Enrollment Information

There are many resources available to students and parents on applying for college and for financial aid. Your high school guidance counselor is a good place to start. There are also many resources on the web that can help!

Begin with the college or university’s Web site. While you should not base your decision solely on what you see online, Web sites can give you a good place to learn about their degree programs, campus life and costs.

Almost all colleges and universities require a high school diploma and SAT or ACT scores. They differ widely, however, in their selectivity — in other words, how high your grades and scores must be. In addition, many may have additional requirements such as essays or letters of recommendation.

It is important to find out the admissions requirements for each university you plan to apply to well in advance. You don’t want to find you’re missing some requirements at the last moment. Admissions offices for most schools can be found on their Web sites.

Once you have narrowed your search, it is time to submit applications to those institutions. Some people recommend applying to as many as eight different schools — three “reach” schools; three “likely” schools; and two “safety” schools — that way you can be assured you’ll have a choice.

Each school will have a different application process, as well as different admissions requirements and deadlines for submission. Check with the admissions office of the school(s) you are interested in to make sure you have submitted everything required. Many schools now offer online applications–and most prefer this method.

Tuition and fees vary widely depending on the school. In general, in-state is cheaper than out-of-state and public is cheaper than private. Even within these groups, however, there can be wide differences. You should check with the admissions office at each school you are considering attending.

Find out the cost of tuition and fees at LSU System institutions through their individual Web sites.

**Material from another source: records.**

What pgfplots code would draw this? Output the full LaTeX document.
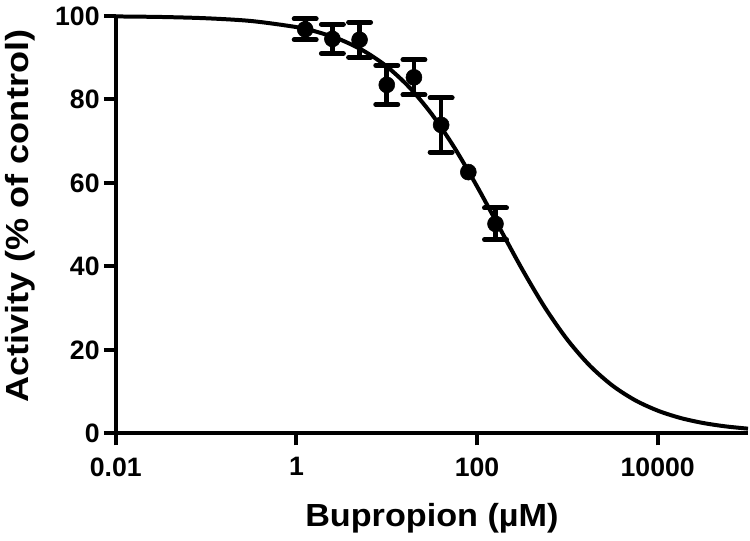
\documentclass[border=0pt]{standalone}
\usepackage{pgfplots}
\pgfplotsset{compat=1.18}
\usepackage{fontspec}
\setmainfont{Liberation Sans}

% measured points (mean, SEM)
\pgfplotstableread{
x    y     e
1.25 96.8  2.5
2.5  94.5  3.5
5    94.3  4.2
10   83.5  4.7
20   85.3  4.2
40   73.9  6.5
160  50.2  3.8
}\measured

% point whose error bar is hidden by its symbol
\pgfplotstableread{
x    y
80   62.6
}\small

% fitted curve
\pgfplotstableread{
x       y
0.01    99.89
0.03162 99.76
0.1     99.45
0.3162  98.79
1       97.33
1.778   96.05
3.162   94.21
5.623   91.57
10      87.90
17.78   82.91
31.62   76.43
56.23   68.43
100     59.16
177.8   49.21
316.2   39.30
562.3   30.20
1000    22.44
1778    16.20
3162    11.44
5623    7.95
10000   5.46
17783   3.71
31623   2.51
56234   1.69
100000  1.14
}\fit

\begin{document}
\begin{tikzpicture}
\path (-87pt,-80.25pt) rectangle (475.5pt,325.5pt);
\begin{axis}[
  at={(0,0)}, anchor=south west,
  scale only axis,
  width=474.75pt, height=313.5pt,
  xmode=log,
  xmin=0.01, xmax=100000,
  ymin=0, ymax=100,
  axis lines*=left,
  axis line style={line width=3pt},
  xtick={0.01,1,100,10000},
  xticklabels={0.01,1,100,10000},
  ytick={0,20,40,60,80,100},
  yticklabels={0,20,40,60,80,100},
  xminorticks=false,
  tick align=outside,
  major tick length=9pt,
  tick style={line width=3pt, black},
  ticklabel style={font=\fontsize{20}{20}\selectfont\bfseries},
  y tick label style={inner sep=3pt},
  x tick label style={inner sep=9pt},
  xlabel={Bupropion (\textmu M)},
  ylabel={Activity (\% of control)},
  label style={font=\fontsize{24}{24}\selectfont\bfseries},
  xlabel style={at={(axis description cs:0.5,-0.2035)}, anchor=center, xscale=1.07},
  ylabel style={at={(axis description cs:-0.1517,0.52)}, anchor=center, xscale=1.13},
  clip=false,
]
\addplot[black, line width=3pt, smooth, no marks] table[x=x, y=y] {\fit};
\addplot[black, only marks, mark=*, mark size=6pt,
  error bars/.cd, y dir=both, y explicit,
  error bar style={line width=3.5pt},
  error mark options={rotate=90, mark size=8.25pt, line width=3.75pt, line cap=round}]
  table[x=x, y=y, y error=e] {\measured};
\addplot[black, only marks, mark=*, mark size=6pt] table[x=x, y=y] {\small};
\end{axis}
\end{tikzpicture}
\end{document}
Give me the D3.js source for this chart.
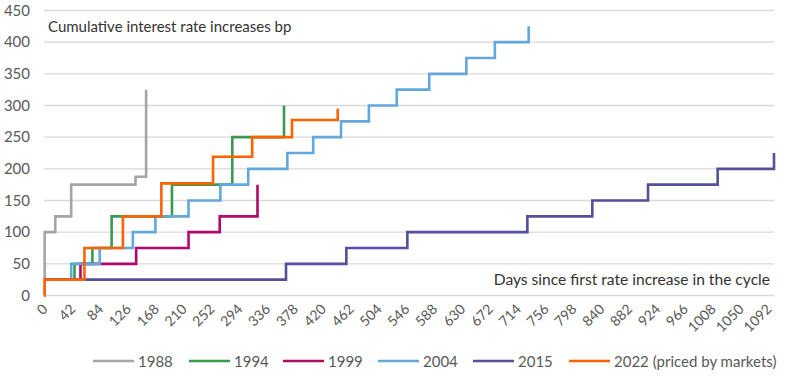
<!DOCTYPE html>
<html><head><meta charset="utf-8">
<script src="https://cdn.jsdelivr.net/npm/d3@7/dist/d3.min.js"></script>
<style>
body{margin:0;background:#fff;}
svg text{font-family:Lato,"Noto Sans",sans-serif;}
</style></head>
<body><svg id="c" width="800" height="377"></svg>
<script>
// Data: [day, cumulative bp]
const s1988 = [[0,0],[1,100],[17,125],[41,175],[138,187.5],[154,325]];
const s1994 = [[0,25],[46,50],[73,75],[102,125],[193,175],[284,250],[362,300]];
const s1999 = [[0,25],[55,50],[139,75],[218,100],[265,125],[322,175]];
const s2004 = [[0,25],[41,50],[84,75],[134,100],[168,125],[218,150],[266,175],[308,200],[367,225],[406,250],[448,275],[490,300],[532,325],[581,350],[637,375],[680,400],[731,425]];
const s2015 = [[0,25],[365,50],[456,75],[548,100],[729,125],[827,150],[911,175],[1016,200],[1101,225]];
const s2022 = [[0,0],[1,25],[61,75],[119,125],[177,177],[255,219],[314,250],[374,277],[443,295]];
const seriesNames = ["1988","1994","1999","2004","2015","2022 (priced by markets)"];
const seriesData = [s1988,s1994,s1999,s2004,s2015,s2022];
const colors = ["#a5a5a5","#3a9a52","#b0086b","#62a8dc","#525199","#ff6200"];
const yTicks = [0,50,100,150,200,250,300,350,400,450];
const xTicks = d3.range(0,1093,42);

const svg = d3.select("#c");
const x = d3.scaleLinear().domain([0,1101]).range([44,774]);
const y = d3.scaleLinear().domain([0,450]).range([295.5,10.5]);

// gridlines
svg.append("g").selectAll("line").data(yTicks).join("line")
  .attr("x1",44).attr("x2",774)
  .attr("y1",d=>y(d)).attr("y2",d=>y(d))
  .attr("stroke","#d9d9d9").attr("stroke-width",1.3);

// y axis labels
const yAxis = d3.axisLeft(y).tickValues(yTicks).tickSize(0).tickPadding(0);
const gy = svg.append("g").attr("transform","translate(30,0)").call(yAxis);
gy.select(".domain").remove();
gy.selectAll("text").attr("font-size",15).attr("fill","#595959")
  .style("font-family","Lato,'Noto Sans',sans-serif");

// x axis labels
const xAxis = d3.axisBottom(x).tickValues(xTicks).tickFormat(d3.format("d")).tickSize(0).tickPadding(0);
const gx = svg.append("g").attr("transform","translate(0,296)").call(xAxis);
gx.select(".domain").remove();
gx.selectAll("text").attr("font-size",14).attr("fill","#595959")
  .style("font-family","Lato,'Noto Sans',sans-serif")
  .attr("text-anchor","end").attr("dy",0)
  .attr("transform","translate(4,14) rotate(-45)");

// lines
const line = d3.line().x(d=>x(d[0])).y(d=>y(d[1])).curve(d3.curveStepAfter);
svg.append("g").selectAll("path").data(seriesData).join("path")
  .attr("d",line).attr("fill","none")
  .attr("stroke",(d,i)=>colors[i]).attr("stroke-width",2.6)
  .attr("stroke-linejoin","miter");

// annotations
svg.append("text").attr("x",48).attr("y",32).attr("font-size",15).attr("fill","#333")
  .text("Cumulative interest rate increases bp");
svg.append("text").attr("x",770).attr("y",285).attr("text-anchor","end")
  .attr("font-size",15.6).attr("fill","#333")
  .text("Days since first rate increase in the cycle");

// legend
const legX = [93,189,283,378,473,569];
const leg = svg.append("g").selectAll("g").data(seriesNames).join("g")
  .attr("transform",(d,i)=>`translate(${legX[i]},361)`);
leg.append("line").attr("x1",0).attr("x2",41).attr("y1",0).attr("y2",0)
  .attr("stroke",(d,i)=>colors[i]).attr("stroke-width",2.6);
leg.append("text").attr("x",45).attr("y",5.5).attr("font-size",15).attr("fill","#595959")
  .text(d=>d);
</script></body></html>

Don’t forget, tuition and fees are only one part of the cost of attending college. Books and supplies have to be considered. Whether you live on-campus or off-campus, there will be cost-of-living expenses for housing, food and transportation. And there are always miscellaneous expenses for personal goods and entertainment.

There are several sites that offer budget worksheets to help students and potential students figure out their monthly cash flow.

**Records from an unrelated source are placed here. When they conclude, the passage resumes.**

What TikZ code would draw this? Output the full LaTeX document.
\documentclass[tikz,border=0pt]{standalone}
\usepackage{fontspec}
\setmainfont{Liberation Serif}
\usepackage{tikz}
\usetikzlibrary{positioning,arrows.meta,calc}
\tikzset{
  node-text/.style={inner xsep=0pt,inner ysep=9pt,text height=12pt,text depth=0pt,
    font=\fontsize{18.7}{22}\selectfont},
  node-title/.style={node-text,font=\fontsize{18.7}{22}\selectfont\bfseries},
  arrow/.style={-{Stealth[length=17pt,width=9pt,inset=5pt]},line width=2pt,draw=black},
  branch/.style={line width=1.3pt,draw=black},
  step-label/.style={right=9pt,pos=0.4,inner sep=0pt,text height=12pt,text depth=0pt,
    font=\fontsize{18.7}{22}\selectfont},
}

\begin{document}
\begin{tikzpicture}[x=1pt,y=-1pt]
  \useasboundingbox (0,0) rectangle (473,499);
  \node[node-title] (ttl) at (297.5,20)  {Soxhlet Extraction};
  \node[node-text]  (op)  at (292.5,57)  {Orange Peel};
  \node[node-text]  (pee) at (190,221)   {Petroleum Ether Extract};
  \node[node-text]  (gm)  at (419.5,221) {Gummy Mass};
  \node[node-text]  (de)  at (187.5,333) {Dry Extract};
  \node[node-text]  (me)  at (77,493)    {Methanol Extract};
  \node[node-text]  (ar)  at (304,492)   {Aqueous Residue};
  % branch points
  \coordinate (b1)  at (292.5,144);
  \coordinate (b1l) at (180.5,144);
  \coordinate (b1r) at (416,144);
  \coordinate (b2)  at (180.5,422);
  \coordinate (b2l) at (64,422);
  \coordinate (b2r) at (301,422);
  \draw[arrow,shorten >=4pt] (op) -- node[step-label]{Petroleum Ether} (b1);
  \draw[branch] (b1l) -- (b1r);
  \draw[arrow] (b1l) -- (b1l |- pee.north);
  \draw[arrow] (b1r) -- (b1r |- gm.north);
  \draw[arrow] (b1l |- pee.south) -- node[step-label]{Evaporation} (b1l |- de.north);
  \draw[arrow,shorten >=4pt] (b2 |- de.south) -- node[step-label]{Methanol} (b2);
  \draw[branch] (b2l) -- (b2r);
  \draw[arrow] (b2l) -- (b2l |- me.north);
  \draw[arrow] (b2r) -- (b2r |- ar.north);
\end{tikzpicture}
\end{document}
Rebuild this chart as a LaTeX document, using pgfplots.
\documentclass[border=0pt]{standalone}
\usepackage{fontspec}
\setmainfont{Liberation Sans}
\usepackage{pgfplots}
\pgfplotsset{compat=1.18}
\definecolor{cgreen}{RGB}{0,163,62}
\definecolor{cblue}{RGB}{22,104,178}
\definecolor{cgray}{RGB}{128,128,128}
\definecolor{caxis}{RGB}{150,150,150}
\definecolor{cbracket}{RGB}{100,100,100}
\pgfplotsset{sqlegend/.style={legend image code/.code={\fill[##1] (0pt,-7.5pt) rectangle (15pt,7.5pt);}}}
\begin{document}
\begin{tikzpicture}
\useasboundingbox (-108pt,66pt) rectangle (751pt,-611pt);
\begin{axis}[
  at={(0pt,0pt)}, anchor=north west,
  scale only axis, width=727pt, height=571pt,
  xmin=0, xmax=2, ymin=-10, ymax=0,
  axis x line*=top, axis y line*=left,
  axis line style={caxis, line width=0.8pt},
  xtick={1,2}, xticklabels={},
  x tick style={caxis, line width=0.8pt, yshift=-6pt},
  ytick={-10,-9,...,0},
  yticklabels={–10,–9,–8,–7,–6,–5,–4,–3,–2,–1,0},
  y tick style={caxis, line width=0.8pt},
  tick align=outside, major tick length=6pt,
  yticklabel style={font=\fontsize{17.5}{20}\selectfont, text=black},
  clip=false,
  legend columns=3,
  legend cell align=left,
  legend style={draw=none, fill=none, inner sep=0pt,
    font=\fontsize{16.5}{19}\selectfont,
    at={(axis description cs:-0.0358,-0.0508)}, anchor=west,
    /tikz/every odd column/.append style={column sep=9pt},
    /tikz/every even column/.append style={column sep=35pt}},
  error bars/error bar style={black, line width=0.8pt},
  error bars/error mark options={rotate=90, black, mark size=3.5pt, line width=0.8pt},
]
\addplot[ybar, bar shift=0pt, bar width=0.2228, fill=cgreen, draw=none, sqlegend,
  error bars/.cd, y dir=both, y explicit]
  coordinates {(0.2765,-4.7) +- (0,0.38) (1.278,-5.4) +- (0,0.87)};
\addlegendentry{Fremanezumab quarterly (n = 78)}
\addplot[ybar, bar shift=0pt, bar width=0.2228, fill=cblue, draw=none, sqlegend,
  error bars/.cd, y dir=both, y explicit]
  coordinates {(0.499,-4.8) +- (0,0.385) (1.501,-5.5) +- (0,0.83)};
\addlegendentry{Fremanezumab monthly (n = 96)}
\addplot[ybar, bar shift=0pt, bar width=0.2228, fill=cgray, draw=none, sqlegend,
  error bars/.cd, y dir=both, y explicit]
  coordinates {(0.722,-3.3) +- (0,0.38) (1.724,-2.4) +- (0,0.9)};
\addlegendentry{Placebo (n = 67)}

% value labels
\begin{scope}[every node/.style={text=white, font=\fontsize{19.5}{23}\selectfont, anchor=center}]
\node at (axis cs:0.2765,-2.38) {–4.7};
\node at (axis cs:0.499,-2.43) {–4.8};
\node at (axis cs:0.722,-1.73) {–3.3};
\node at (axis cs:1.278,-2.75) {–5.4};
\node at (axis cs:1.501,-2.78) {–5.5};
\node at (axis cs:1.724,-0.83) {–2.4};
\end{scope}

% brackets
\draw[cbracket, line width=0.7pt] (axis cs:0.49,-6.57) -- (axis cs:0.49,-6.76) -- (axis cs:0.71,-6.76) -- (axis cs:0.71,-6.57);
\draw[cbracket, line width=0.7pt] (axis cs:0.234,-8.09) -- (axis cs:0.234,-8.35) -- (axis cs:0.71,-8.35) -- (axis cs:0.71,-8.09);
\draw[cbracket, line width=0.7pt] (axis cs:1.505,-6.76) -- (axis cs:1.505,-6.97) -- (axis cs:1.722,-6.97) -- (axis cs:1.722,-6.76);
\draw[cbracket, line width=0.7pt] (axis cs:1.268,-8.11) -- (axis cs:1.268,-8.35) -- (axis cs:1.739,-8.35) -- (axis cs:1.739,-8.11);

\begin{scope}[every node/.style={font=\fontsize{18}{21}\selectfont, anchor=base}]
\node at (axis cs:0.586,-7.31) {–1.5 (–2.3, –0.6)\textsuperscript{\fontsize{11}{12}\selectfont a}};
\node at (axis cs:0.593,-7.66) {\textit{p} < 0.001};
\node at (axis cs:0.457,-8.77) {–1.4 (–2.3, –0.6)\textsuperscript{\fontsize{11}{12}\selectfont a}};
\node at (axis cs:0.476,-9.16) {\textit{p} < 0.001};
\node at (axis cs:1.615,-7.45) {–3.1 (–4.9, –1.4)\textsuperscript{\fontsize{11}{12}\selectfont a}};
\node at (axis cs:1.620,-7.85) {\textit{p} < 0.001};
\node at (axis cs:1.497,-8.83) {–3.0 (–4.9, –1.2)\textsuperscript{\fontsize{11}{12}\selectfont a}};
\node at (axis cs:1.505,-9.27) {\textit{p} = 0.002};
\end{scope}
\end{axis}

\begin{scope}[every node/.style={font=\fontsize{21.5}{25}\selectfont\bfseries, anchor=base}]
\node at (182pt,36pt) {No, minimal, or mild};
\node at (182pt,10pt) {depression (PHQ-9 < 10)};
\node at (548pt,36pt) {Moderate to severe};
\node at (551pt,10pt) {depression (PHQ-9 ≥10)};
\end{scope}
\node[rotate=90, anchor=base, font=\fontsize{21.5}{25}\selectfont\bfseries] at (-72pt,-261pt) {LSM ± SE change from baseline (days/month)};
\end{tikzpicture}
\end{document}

Plan a visit to as many schools as possible. If you are interested in a school, but cannot visit, then make sure to visit them online. Ask friends or family who may have gone there. Check with the admissions office and see if they have a video or other promotional material. There are some commercial videos of campus tours that you can purchase. Just remember that this is not the same as seeing it for yourself.

You can visit each of our campus Web sites to learn more about planning a visit.

Selecting a college is ultimately a personal decision. Ask yourself which school is right for you. Consider location, cost, academic programs, selectiveness and reputation. Look at the degree programs offered. Consider the availability of extracurricular activities — Greek societies, athletics, music, fine arts, etc. Would you prefer a large or small school? Urban, suburban or rural? Do you want to live on or off campus?